**Required work**
Repeat the material below exactly, with no pictures.

**Dataset extract**
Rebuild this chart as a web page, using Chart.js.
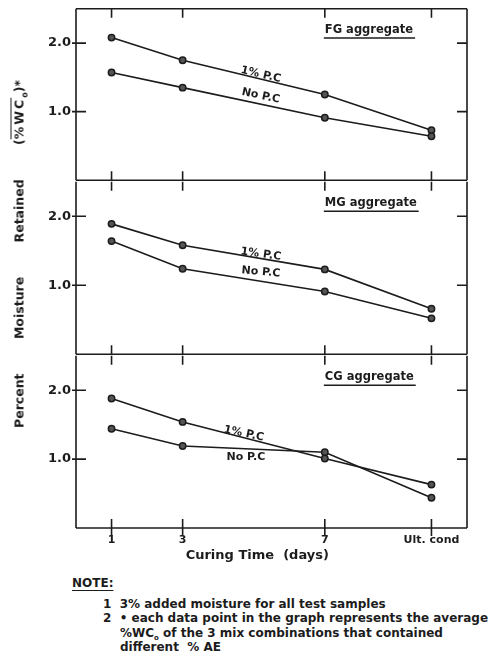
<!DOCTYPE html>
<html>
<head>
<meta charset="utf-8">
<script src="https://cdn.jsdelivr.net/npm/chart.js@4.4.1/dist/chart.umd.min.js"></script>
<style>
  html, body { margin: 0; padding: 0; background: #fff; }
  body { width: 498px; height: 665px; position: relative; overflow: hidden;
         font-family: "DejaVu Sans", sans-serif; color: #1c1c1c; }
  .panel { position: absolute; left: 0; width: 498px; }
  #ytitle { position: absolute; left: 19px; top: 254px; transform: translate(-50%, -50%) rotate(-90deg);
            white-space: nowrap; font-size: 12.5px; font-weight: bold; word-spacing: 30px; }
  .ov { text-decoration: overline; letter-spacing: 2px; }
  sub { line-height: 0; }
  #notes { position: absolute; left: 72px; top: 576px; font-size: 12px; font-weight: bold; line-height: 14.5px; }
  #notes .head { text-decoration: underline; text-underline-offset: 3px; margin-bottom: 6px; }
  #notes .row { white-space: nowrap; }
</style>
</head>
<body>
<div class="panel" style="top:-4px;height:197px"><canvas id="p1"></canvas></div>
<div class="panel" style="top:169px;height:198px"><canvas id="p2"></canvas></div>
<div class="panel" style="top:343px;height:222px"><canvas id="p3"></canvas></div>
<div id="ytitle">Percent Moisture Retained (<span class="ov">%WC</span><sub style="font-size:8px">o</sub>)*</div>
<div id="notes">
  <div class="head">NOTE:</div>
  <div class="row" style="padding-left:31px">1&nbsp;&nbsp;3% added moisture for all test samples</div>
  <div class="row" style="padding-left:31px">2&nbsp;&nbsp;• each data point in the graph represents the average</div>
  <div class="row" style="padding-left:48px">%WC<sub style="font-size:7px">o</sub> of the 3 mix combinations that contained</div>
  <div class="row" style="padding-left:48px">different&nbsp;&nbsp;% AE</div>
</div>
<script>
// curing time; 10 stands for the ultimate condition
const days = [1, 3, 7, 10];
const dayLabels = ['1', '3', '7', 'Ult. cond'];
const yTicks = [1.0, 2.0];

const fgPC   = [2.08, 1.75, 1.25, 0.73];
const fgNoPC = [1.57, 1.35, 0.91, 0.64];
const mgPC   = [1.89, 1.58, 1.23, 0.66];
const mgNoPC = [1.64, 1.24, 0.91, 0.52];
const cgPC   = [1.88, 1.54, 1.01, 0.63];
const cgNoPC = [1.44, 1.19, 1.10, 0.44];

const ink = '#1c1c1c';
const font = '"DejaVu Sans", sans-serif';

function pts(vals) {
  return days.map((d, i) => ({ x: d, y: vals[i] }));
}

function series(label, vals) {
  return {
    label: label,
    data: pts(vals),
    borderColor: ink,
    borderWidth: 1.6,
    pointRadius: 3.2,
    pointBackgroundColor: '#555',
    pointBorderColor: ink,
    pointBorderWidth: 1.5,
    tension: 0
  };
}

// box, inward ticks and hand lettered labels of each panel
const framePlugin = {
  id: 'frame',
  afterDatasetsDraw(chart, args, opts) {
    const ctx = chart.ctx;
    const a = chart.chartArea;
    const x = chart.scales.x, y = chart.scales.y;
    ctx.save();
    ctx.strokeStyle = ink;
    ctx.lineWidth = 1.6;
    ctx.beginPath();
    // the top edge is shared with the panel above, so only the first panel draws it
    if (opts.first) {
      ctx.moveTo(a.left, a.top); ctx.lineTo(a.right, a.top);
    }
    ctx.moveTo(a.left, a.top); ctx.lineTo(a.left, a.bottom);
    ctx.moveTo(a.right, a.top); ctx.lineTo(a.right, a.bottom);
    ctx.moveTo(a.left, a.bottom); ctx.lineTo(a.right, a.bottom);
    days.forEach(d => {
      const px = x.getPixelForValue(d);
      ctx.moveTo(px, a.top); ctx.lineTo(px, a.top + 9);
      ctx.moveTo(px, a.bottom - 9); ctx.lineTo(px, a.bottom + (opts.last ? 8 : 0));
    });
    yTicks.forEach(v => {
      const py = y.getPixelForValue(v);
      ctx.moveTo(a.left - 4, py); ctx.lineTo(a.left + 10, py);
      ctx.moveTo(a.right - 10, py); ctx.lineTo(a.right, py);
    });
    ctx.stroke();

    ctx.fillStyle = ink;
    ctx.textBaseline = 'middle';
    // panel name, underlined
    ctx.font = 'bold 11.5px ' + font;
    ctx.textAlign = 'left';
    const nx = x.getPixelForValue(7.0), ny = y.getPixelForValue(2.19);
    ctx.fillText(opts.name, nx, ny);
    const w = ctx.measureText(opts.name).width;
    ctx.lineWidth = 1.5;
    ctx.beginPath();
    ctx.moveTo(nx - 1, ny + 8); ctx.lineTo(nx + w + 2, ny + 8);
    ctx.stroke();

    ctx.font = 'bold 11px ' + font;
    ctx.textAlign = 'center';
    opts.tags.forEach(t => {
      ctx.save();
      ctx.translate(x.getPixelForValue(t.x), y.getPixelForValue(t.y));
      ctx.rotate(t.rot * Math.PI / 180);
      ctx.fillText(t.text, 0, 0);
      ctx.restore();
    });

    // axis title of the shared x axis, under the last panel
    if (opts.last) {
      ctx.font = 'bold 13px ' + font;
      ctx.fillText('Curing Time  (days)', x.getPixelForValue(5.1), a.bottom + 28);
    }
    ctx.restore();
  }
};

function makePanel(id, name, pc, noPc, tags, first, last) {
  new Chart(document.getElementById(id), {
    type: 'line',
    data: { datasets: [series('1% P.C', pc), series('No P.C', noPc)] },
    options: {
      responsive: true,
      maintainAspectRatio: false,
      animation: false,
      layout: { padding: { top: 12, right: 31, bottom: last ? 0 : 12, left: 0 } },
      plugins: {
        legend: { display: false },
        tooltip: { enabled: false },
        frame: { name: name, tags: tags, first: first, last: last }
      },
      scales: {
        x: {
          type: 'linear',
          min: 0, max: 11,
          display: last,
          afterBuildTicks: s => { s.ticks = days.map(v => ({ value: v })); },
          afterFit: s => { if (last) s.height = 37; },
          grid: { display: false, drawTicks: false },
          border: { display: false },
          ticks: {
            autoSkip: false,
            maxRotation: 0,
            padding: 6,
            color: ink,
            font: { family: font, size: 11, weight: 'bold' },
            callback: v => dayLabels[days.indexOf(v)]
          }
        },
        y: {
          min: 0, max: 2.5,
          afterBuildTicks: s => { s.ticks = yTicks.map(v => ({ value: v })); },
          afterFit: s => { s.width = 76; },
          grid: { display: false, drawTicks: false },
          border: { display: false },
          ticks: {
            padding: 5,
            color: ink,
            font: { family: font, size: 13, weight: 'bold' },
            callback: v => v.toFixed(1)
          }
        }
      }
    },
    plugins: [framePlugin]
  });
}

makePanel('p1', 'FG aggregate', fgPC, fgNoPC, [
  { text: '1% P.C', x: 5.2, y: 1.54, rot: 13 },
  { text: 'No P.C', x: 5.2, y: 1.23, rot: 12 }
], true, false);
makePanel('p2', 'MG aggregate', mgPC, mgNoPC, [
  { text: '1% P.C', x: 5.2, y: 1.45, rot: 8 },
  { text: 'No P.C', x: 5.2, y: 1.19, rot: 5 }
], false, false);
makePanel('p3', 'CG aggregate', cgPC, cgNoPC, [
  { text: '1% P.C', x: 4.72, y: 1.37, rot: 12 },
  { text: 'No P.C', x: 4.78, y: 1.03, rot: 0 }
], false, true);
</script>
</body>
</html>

**Result for this task**
Rebuild this chart as a web page, using Chart.js.
<!DOCTYPE html>
<html>
<head>
<meta charset="utf-8">
<script src="https://cdn.jsdelivr.net/npm/chart.js@4.4.1/dist/chart.umd.min.js"></script>
<style>
  html, body { margin: 0; padding: 0; background: #fff; }
  body { width: 498px; height: 665px; position: relative; overflow: hidden;
         font-family: "DejaVu Sans", sans-serif; color: #1c1c1c; }
  .panel { position: absolute; left: 0; width: 498px; }
  #ytitle { position: absolute; left: 19px; top: 254px; transform: translate(-50%, -50%) rotate(-90deg);
            white-space: nowrap; font-size: 12.5px; font-weight: bold; word-spacing: 30px; }
  .ov { text-decoration: overline; letter-spacing: 2px; }
  sub { line-height: 0; }
  #notes { position: absolute; left: 72px; top: 576px; font-size: 12px; font-weight: bold; line-height: 14.5px; }
  #notes .head { text-decoration: underline; text-underline-offset: 3px; margin-bottom: 6px; }
  #notes .row { white-space: nowrap; }
</style>
</head>
<body>
<div class="panel" style="top:-4px;height:197px"><canvas id="p1"></canvas></div>
<div class="panel" style="top:169px;height:198px"><canvas id="p2"></canvas></div>
<div class="panel" style="top:343px;height:222px"><canvas id="p3"></canvas></div>
<div id="ytitle">Percent Moisture Retained (<span class="ov">%WC</span><sub style="font-size:8px">o</sub>)*</div>
<div id="notes">
  <div class="head">NOTE:</div>
  <div class="row" style="padding-left:31px">1&nbsp;&nbsp;3% added moisture for all test samples</div>
  <div class="row" style="padding-left:31px">2&nbsp;&nbsp;• each data point in the graph represents the average</div>
  <div class="row" style="padding-left:48px">%WC<sub style="font-size:7px">o</sub> of the 3 mix combinations that contained</div>
  <div class="row" style="padding-left:48px">different&nbsp;&nbsp;% AE</div>
</div>
<script>
// curing time; 10 stands for the ultimate condition
const days = [1, 3, 7, 10];
const dayLabels = ['1', '3', '7', 'Ult. cond'];
const yTicks = [1.0, 2.0];

const fgPC   = [2.08, 1.75, 1.25, 0.73];
const fgNoPC = [1.57, 1.35, 0.91, 0.64];
const mgPC   = [1.89, 1.58, 1.23, 0.66];
const mgNoPC = [1.64, 1.24, 0.91, 0.52];
const cgPC   = [1.88, 1.54, 1.01, 0.63];
const cgNoPC = [1.44, 1.19, 1.10, 0.44];

const ink = '#1c1c1c';
const font = '"DejaVu Sans", sans-serif';

function pts(vals) {
  return days.map((d, i) => ({ x: d, y: vals[i] }));
}

function series(label, vals) {
  return {
    label: label,
    data: pts(vals),
    borderColor: ink,
    borderWidth: 1.6,
    pointRadius: 3.2,
    pointBackgroundColor: '#555',
    pointBorderColor: ink,
    pointBorderWidth: 1.5,
    tension: 0
  };
}

// box, inward ticks and hand lettered labels of each panel
const framePlugin = {
  id: 'frame',
  afterDatasetsDraw(chart, args, opts) {
    const ctx = chart.ctx;
    const a = chart.chartArea;
    const x = chart.scales.x, y = chart.scales.y;
    ctx.save();
    ctx.strokeStyle = ink;
    ctx.lineWidth = 1.6;
    ctx.beginPath();
    // the top edge is shared with the panel above, so only the first panel draws it
    if (opts.first) {
      ctx.moveTo(a.left, a.top); ctx.lineTo(a.right, a.top);
    }
    ctx.moveTo(a.left, a.top); ctx.lineTo(a.left, a.bottom);
    ctx.moveTo(a.right, a.top); ctx.lineTo(a.right, a.bottom);
    ctx.moveTo(a.left, a.bottom); ctx.lineTo(a.right, a.bottom);
    days.forEach(d => {
      const px = x.getPixelForValue(d);
      ctx.moveTo(px, a.top); ctx.lineTo(px, a.top + 9);
      ctx.moveTo(px, a.bottom - 9); ctx.lineTo(px, a.bottom + (opts.last ? 8 : 0));
    });
    yTicks.forEach(v => {
      const py = y.getPixelForValue(v);
      ctx.moveTo(a.left - 4, py); ctx.lineTo(a.left + 10, py);
      ctx.moveTo(a.right - 10, py); ctx.lineTo(a.right, py);
    });
    ctx.stroke();

    ctx.fillStyle = ink;
    ctx.textBaseline = 'middle';
    // panel name, underlined
    ctx.font = 'bold 11.5px ' + font;
    ctx.textAlign = 'left';
    const nx = x.getPixelForValue(7.0), ny = y.getPixelForValue(2.19);
    ctx.fillText(opts.name, nx, ny);
    const w = ctx.measureText(opts.name).width;
    ctx.lineWidth = 1.5;
    ctx.beginPath();
    ctx.moveTo(nx - 1, ny + 8); ctx.lineTo(nx + w + 2, ny + 8);
    ctx.stroke();

    ctx.font = 'bold 11px ' + font;
    ctx.textAlign = 'center';
    opts.tags.forEach(t => {
      ctx.save();
      ctx.translate(x.getPixelForValue(t.x), y.getPixelForValue(t.y));
      ctx.rotate(t.rot * Math.PI / 180);
      ctx.fillText(t.text, 0, 0);
      ctx.restore();
    });

    // axis title of the shared x axis, under the last panel
    if (opts.last) {
      ctx.font = 'bold 13px ' + font;
      ctx.fillText('Curing Time  (days)', x.getPixelForValue(5.1), a.bottom + 28);
    }
    ctx.restore();
  }
};

function makePanel(id, name, pc, noPc, tags, first, last) {
  new Chart(document.getElementById(id), {
    type: 'line',
    data: { datasets: [series('1% P.C', pc), series('No P.C', noPc)] },
    options: {
      responsive: true,
      maintainAspectRatio: false,
      animation: false,
      layout: { padding: { top: 12, right: 31, bottom: last ? 0 : 12, left: 0 } },
      plugins: {
        legend: { display: false },
        tooltip: { enabled: false },
        frame: { name: name, tags: tags, first: first, last: last }
      },
      scales: {
        x: {
          type: 'linear',
          min: 0, max: 11,
          display: last,
          afterBuildTicks: s => { s.ticks = days.map(v => ({ value: v })); },
          afterFit: s => { if (last) s.height = 37; },
          grid: { display: false, drawTicks: false },
          border: { display: false },
          ticks: {
            autoSkip: false,
            maxRotation: 0,
            padding: 6,
            color: ink,
            font: { family: font, size: 11, weight: 'bold' },
            callback: v => dayLabels[days.indexOf(v)]
          }
        },
        y: {
          min: 0, max: 2.5,
          afterBuildTicks: s => { s.ticks = yTicks.map(v => ({ value: v })); },
          afterFit: s => { s.width = 76; },
          grid: { display: false, drawTicks: false },
          border: { display: false },
          ticks: {
            padding: 5,
            color: ink,
            font: { family: font, size: 13, weight: 'bold' },
            callback: v => v.toFixed(1)
          }
        }
      }
    },
    plugins: [framePlugin]
  });
}

makePanel('p1', 'FG aggregate', fgPC, fgNoPC, [
  { text: '1% P.C', x: 5.2, y: 1.54, rot: 13 },
  { text: 'No P.C', x: 5.2, y: 1.23, rot: 12 }
], true, false);
makePanel('p2', 'MG aggregate', mgPC, mgNoPC, [
  { text: '1% P.C', x: 5.2, y: 1.45, rot: 8 },
  { text: 'No P.C', x: 5.2, y: 1.19, rot: 5 }
], false, false);
makePanel('p3', 'CG aggregate', cgPC, cgNoPC, [
  { text: '1% P.C', x: 4.72, y: 1.37, rot: 12 },
  { text: 'No P.C', x: 4.78, y: 1.03, rot: 0 }
], false, true);
</script>
</body>
</html>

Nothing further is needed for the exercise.